- **Data excerpt**
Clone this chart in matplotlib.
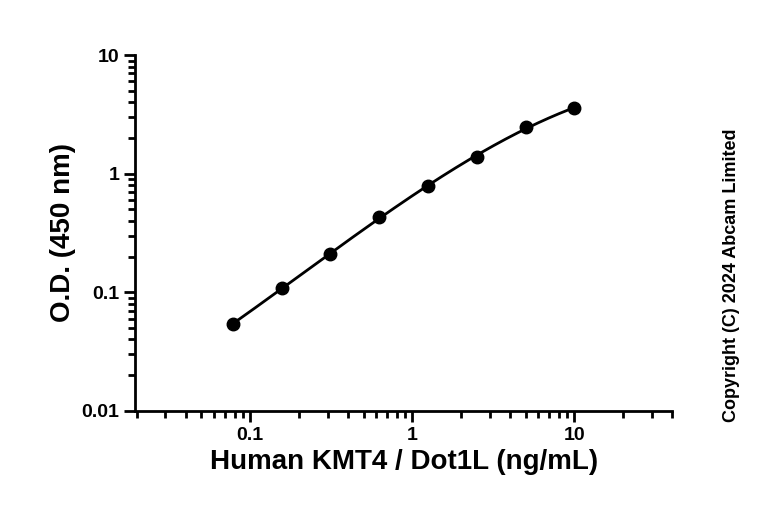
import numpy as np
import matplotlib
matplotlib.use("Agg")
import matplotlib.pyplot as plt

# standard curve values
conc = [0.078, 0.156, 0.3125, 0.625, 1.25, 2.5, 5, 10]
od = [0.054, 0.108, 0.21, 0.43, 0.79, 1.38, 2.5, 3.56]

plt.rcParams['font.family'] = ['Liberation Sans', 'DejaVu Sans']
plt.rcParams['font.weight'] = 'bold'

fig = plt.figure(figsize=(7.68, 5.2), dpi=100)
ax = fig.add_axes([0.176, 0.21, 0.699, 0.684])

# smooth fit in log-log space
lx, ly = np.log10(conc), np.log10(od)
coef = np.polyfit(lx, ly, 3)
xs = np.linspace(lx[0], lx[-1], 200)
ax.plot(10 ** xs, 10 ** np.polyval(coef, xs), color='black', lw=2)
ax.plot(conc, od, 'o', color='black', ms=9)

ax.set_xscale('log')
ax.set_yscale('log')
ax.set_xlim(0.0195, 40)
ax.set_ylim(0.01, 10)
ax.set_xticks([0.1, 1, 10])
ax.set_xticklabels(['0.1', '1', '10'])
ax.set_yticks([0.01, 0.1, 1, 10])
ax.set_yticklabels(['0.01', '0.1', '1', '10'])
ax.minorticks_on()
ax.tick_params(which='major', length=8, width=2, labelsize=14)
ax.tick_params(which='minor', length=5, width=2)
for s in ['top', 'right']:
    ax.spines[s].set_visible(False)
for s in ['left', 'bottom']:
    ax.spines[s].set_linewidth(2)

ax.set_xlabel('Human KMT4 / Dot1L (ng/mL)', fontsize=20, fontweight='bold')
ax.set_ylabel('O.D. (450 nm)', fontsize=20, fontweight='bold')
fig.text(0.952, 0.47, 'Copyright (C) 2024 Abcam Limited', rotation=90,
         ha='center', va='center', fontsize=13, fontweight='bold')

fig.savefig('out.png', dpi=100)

- **Task goal**
From the opening line of the listing above through the line bearing "ax.plot(conc, od, 'o', color='black', ms=9)", repeat each line exactly. Drop every picture.

- **Correct response**
Clone this chart in matplotlib.
import numpy as np
import matplotlib
matplotlib.use("Agg")
import matplotlib.pyplot as plt

# standard curve values
conc = [0.078, 0.156, 0.3125, 0.625, 1.25, 2.5, 5, 10]
od = [0.054, 0.108, 0.21, 0.43, 0.79, 1.38, 2.5, 3.56]

plt.rcParams['font.family'] = ['Liberation Sans', 'DejaVu Sans']
plt.rcParams['font.weight'] = 'bold'

fig = plt.figure(figsize=(7.68, 5.2), dpi=100)
ax = fig.add_axes([0.176, 0.21, 0.699, 0.684])

# smooth fit in log-log space
lx, ly = np.log10(conc), np.log10(od)
coef = np.polyfit(lx, ly, 3)
xs = np.linspace(lx[0], lx[-1], 200)
ax.plot(10 ** xs, 10 ** np.polyval(coef, xs), color='black', lw=2)
ax.plot(conc, od, 'o', color='black', ms=9)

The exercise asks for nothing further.